== DATA SEGMENT

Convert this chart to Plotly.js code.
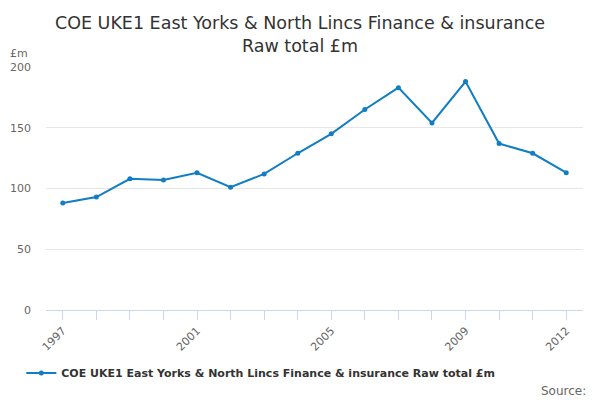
<!DOCTYPE html>
<html>
<head>
<meta charset="utf-8">
<script src="https://cdn.plot.ly/plotly-3.0.1.min.js"></script>
<style>
  html, body { margin: 0; padding: 0; background: #fff; }
  #chart { width: 600px; height: 400px; }
</style>
</head>
<body>
<div id="chart"></div>
<script>
// Chart data
const years = [1997, 1998, 1999, 2000, 2001, 2002, 2003, 2004,
               2005, 2006, 2007, 2008, 2009, 2010, 2011, 2012];
const values = [88, 93, 108, 107, 113, 101, 112, 129,
                145, 165, 183, 154, 188, 137, 129, 113];
const labelledYears = [1997, 2001, 2005, 2009, 2012];
const yTicks = [0, 50, 100, 150, 200];

const seriesName = 'COE UKE1 East Yorks & North Lincs Finance & insurance Raw total £m';
const font = 'DejaVu Sans, Verdana, sans-serif';

const tickText = years.map(y => labelledYears.includes(y) ? String(y) : '');

const trace = {
    x: years,
    y: values,
    mode: 'lines+markers',
    type: 'scatter',
    name: seriesName,
    line: { color: '#117dc2', width: 2 },
    marker: { color: '#117dc2', size: 5 },
    hoverinfo: 'x+y'
};

const layout = {
    width: 600,
    height: 400,
    paper_bgcolor: '#ffffff',
    plot_bgcolor: '#ffffff',
    margin: { l: 46, r: 17, t: 67, b: 88 },
    font: { family: font, color: '#666666', size: 11 },
    title: {
        text: 'COE UKE1 East Yorks & North Lincs Finance & insurance<br>Raw total £m',
        font: { family: font, size: 17.5, color: '#333333' },
        x: 0.5,
        xanchor: 'center',
        y: 0.927,
        yanchor: 'middle'
    },
    xaxis: {
        range: [1996.5, 2012.5],
        tickmode: 'array',
        tickvals: years,
        ticktext: tickText,
        tickangle: -45,
        ticks: 'outside',
        ticklen: 9,
        tickcolor: '#ccd6eb',
        showline: true,
        linecolor: '#ccd6eb',
        linewidth: 1,
        showgrid: false,
        zeroline: false,
        tickfont: { family: font, size: 11, color: '#666666' }
    },
    yaxis: {
        range: [0, 200],
        tickmode: 'array',
        tickvals: yTicks,
        showgrid: true,
        gridcolor: '#e6e6e6',
        zeroline: false,
        showline: false,
        ticks: '',
        ticklabelstandoff: 14,
        tickfont: { family: font, size: 11, color: '#666666' }
    },
    showlegend: true,
    legend: {
        orientation: 'h',
        x: 0.4,
        xanchor: 'center',
        y: -0.2,
        yanchor: 'top',
        font: { family: font, size: 11, color: '#333333', weight: 'bold' }
    },
    annotations: [
        {
            text: '£m',
            xref: 'paper', yref: 'paper',
            x: -0.07, y: 1.02,
            xanchor: 'left', yanchor: 'bottom',
            showarrow: false,
            font: { family: font, size: 11, color: '#666666' }
        },
        {
            text: 'Source:',
            xref: 'paper', yref: 'paper',
            x: 1.01, y: -0.297,
            xanchor: 'right', yanchor: 'top',
            showarrow: false,
            font: { family: font, size: 12, color: '#666666' }
        }
    ]
};

Plotly.newPlot('chart', [trace], layout, { displayModeBar: false, staticPlot: true });
</script>
</body>
</html>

====

INSTRUCTIONS TO FOLLOW
Reproduce the full material exactly, excluding the pictures.

SOLUTION FOR THIS TASK
Convert this chart to Plotly.js code.
<!DOCTYPE html>
<html>
<head>
<meta charset="utf-8">
<script src="https://cdn.plot.ly/plotly-3.0.1.min.js"></script>
<style>
  html, body { margin: 0; padding: 0; background: #fff; }
  #chart { width: 600px; height: 400px; }
</style>
</head>
<body>
<div id="chart"></div>
<script>
// Chart data
const years = [1997, 1998, 1999, 2000, 2001, 2002, 2003, 2004,
               2005, 2006, 2007, 2008, 2009, 2010, 2011, 2012];
const values = [88, 93, 108, 107, 113, 101, 112, 129,
                145, 165, 183, 154, 188, 137, 129, 113];
const labelledYears = [1997, 2001, 2005, 2009, 2012];
const yTicks = [0, 50, 100, 150, 200];

const seriesName = 'COE UKE1 East Yorks & North Lincs Finance & insurance Raw total £m';
const font = 'DejaVu Sans, Verdana, sans-serif';

const tickText = years.map(y => labelledYears.includes(y) ? String(y) : '');

const trace = {
    x: years,
    y: values,
    mode: 'lines+markers',
    type: 'scatter',
    name: seriesName,
    line: { color: '#117dc2', width: 2 },
    marker: { color: '#117dc2', size: 5 },
    hoverinfo: 'x+y'
};

const layout = {
    width: 600,
    height: 400,
    paper_bgcolor: '#ffffff',
    plot_bgcolor: '#ffffff',
    margin: { l: 46, r: 17, t: 67, b: 88 },
    font: { family: font, color: '#666666', size: 11 },
    title: {
        text: 'COE UKE1 East Yorks & North Lincs Finance & insurance<br>Raw total £m',
        font: { family: font, size: 17.5, color: '#333333' },
        x: 0.5,
        xanchor: 'center',
        y: 0.927,
        yanchor: 'middle'
    },
    xaxis: {
        range: [1996.5, 2012.5],
        tickmode: 'array',
        tickvals: years,
        ticktext: tickText,
        tickangle: -45,
        ticks: 'outside',
        ticklen: 9,
        tickcolor: '#ccd6eb',
        showline: true,
        linecolor: '#ccd6eb',
        linewidth: 1,
        showgrid: false,
        zeroline: false,
        tickfont: { family: font, size: 11, color: '#666666' }
    },
    yaxis: {
        range: [0, 200],
        tickmode: 'array',
        tickvals: yTicks,
        showgrid: true,
        gridcolor: '#e6e6e6',
        zeroline: false,
        showline: false,
        ticks: '',
        ticklabelstandoff: 14,
        tickfont: { family: font, size: 11, color: '#666666' }
    },
    showlegend: true,
    legend: {
        orientation: 'h',
        x: 0.4,
        xanchor: 'center',
        y: -0.2,
        yanchor: 'top',
        font: { family: font, size: 11, color: '#333333', weight: 'bold' }
    },
    annotations: [
        {
            text: '£m',
            xref: 'paper', yref: 'paper',
            x: -0.07, y: 1.02,
            xanchor: 'left', yanchor: 'bottom',
            showarrow: false,
            font: { family: font, size: 11, color: '#666666' }
        },
        {
            text: 'Source:',
            xref: 'paper', yref: 'paper',
            x: 1.01, y: -0.297,
            xanchor: 'right', yanchor: 'top',
            showarrow: false,
            font: { family: font, size: 12, color: '#666666' }
        }
    ]
};

Plotly.newPlot('chart', [trace], layout, { displayModeBar: false, staticPlot: true });
</script>
</body>
</html>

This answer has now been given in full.